Great News! World Health Pandemic Treaty on Hold! By Brian Simpson
I saw this item at a number of dissent sites, then had to searchfor mainstream confirmation, but it seems to be true. The World Health Organization pandemic treaty ran into trouble during the previous meeting a few days ago. It is not exactly clear what caused the breakdown, given the way the WHO was so gung-ho about getting this treaty signed. There are indications that countries disagreed about fundamental issuers, not so much the one concerning us like national sovereignty, but things like sharing vaccines and other resources with the Third World.
The WHO has not given up, and is continuing with its program after the set back, but it does seem to be a major setback, and if there is a bird flu conspiracy, may impact upon that. But one point that comes from this is that nations will not, when push comes to shove, put big political issues to the forefront, such as an undermining of national sovereignty, but will on the face of it be concerned about the more technical economic issues. So, a strategy for undermining these globalist projects is to find technical errors and limitations in the proposal that are not easily repaired. That was the best way of finishing off various projects at a local level such as the Multifunction Polis project, the idea of building a futuristic Japanese city in the swamplands of Gillman, Adelaide. A bit before my activist time, but James Reed remembers this one, which Eric Butler of ALOR also fought.
https://merylnass.substack.com/p/some-good-news-the-treaty-negotiations
"Vis a vis my earlier post today on how the WHO's advice during COVID led to a series of disasters, Tedros is still whistling the same old tune today despite the facts:
"Where there is a will there is a way, so I am still positive, despite the outcome. There may be hiccups, but I don't call it failure," Tedros said. "You have really progressed a lot and done a lot."
He urged people to remember the harsh impacts of the pandemic and the need to prevent the recurrence of the same scenario again – although memories of that period now seem to be fading.
"I don't know if there was anyone who has not been affected by COVID," he said. "Not only losing loved ones, but economic problems, loss of jobs, you name it. This impact was because the world was unprepared, and by the way, it still is."
"A global treaty to fight pandemics like COVID is going to have to wait: After more than two years of negotiations, rich and poor countries have failed — for now — to come up with a plan for how the world might respond to the next pandemic.
After COVID-19 triggered once-unthinkable lockdowns, upended economies and killed millions, leaders at the World Health Organization and worldwide vowed to do better in the future. In 2021, member countries asked the U.N. health agency to oversee negotiations to figure out how the world might better share scarce resources and stop future viruses from spreading globally.

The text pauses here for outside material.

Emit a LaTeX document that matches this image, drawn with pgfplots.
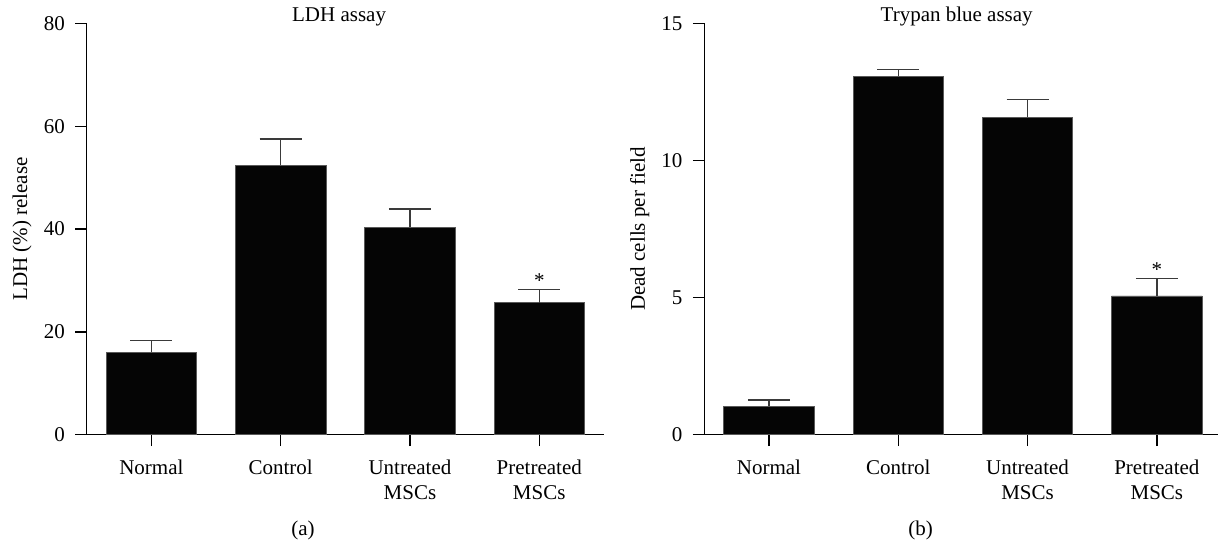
\documentclass[border=0pt]{standalone}
\usepackage{fontspec}
\setmainfont{Liberation Serif}
\usepackage{pgfplots}
\pgfplotsset{compat=1.18}
\usepackage{pgfplotstable}
\definecolor{barblack}{HTML}{050505}
\definecolor{errgray}{HTML}{3A3A3A}
\pgfplotstableread{
x y err
0 16.0 2.3
1 52.4 5.1
2 40.3 3.6
3 25.7 2.5
}\ldh
\pgfplotstableread{
x y err
0 1.04 0.23
1 13.07 0.25
2 11.57 0.66
3 5.06 0.63
}\trypan
\pgfplotsset{
  myaxis/.style={
    scale only axis, width=258.6pt, height=205.7pt,
    axis x line*=bottom, axis y line*=left,
    xmin=-0.5, xmax=3.5, ymin=0,
    xtick={0,1,2,3},
    xticklabels={Normal,Control,{Untreated\\MSCs},{Pretreated\\MSCs}},
    xticklabel style={align=center, yshift=-3pt},
    yticklabel style={xshift=-1.5pt},
    tick align=outside, major tick length=5.75pt,
    tick style={black, line width=0.65pt},
    axis line style={black, line width=0.65pt},
    /pgf/number format/assume math mode=true,
    every axis title shift=0pt,
    title style={at={(axis description cs:0.488,1)}, anchor=base, yshift=0.8pt, inner sep=0pt},
    ylabel style={at={(axis description cs:-0.1251,0.5)}, anchor=center},
    clip=false,
  },
  mybars/.style={ybar, bar width=0.7, fill=barblack, draw=black!65, line width=0.4pt,
    error bars/.cd, y dir=plus, y explicit,
    error bar style={errgray, line width=0.65pt},
    error mark options={rotate=90, errgray, line width=0.65pt, mark size=10.5pt}},
}
\begin{document}
\fontsize{10.5pt}{12.6pt}\selectfont
\begin{tikzpicture}
\useasboundingbox (0,0) rectangle (609pt,272.5pt);
\begin{axis}[myaxis, at={(43.35pt,55.15pt)}, anchor=south west,
  ymax=80, ytick={0,20,40,60,80},
  title={LDH assay}, ylabel={LDH (\%) release}]
\addplot[mybars] table[x=x, y=y, y error=err] {\ldh};
\node at (axis cs:3,29.9) {*};
\end{axis}
\begin{axis}[myaxis, at={(352.15pt,55.15pt)}, anchor=south west,
  ymax=15, ytick={0,5,10,15},
  title={Trypan blue assay}, ylabel={Dead cells per field}]
\addplot[mybars] table[x=x, y=y, y error=err] {\trypan};
\node at (axis cs:3,6.02) {*};
\end{axis}
\node at (151.5pt,7.5pt) {(a)};
\node at (460.35pt,7.5pt) {(b)};
\end{tikzpicture}
\end{document}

On Friday, Roland Driece, co-chair of WHO's negotiating board for the agreement, acknowledged that countries were unable to come up with a draft. WHO had hoped a final draft treaty could be agreed on at its yearly meeting of health ministers starting Monday in Geneva.
"We are not where we hoped we would be when we started this process," he said, adding that finalizing an international agreement on how to respond to a pandemic was critical "for the sake of humanity."
Driece said the World Health Assembly next week would take up lessons from its work and plot the way forward, urging participants to make "the right decisions to take this process forward" to one day reach a pandemic agreement "because we need it."
The draft treaty had attempted to address the gap that occurred between COVID-19 vaccines in rich and poorer countries, which WHO Director-General Tedros Adhanom Ghebreyesus said amounted to "a catastrophic moral failure."
Addressing a sullen final day of negotiations, the WHO chief insisted, "This is not a failure."
"We will try everything — believing that anything is possible — and make this happen because the world still needs a pandemic treaty," he said. "Because many of the challenges that caused a serious impact during COVID-19 still exist."
The accord's aim was to set guidelines for how the WHO's 194 member countries might stop future pandemics and better share resources. But experts warned there were virtually no consequences for countries that don't comply.
The co-chairs of the treaty-drafting process didn't specify what caused the logjam, but diplomats have said vast differences remained over sharing of information about pathogens that emerge and the sharing of technologies to fight them.
The latest draft had proposed that WHO should get 20% of the production of pandemic-related products like tests, treatments and vaccines and urges countries to disclose their deals with private companies.
Earlier this month, U.S. Republican senators wrote to the Biden administration, arguing that the draft treaty focused on issues like "shredding intellectual property rights" and "supercharging the WHO." They urged Biden not to sign off."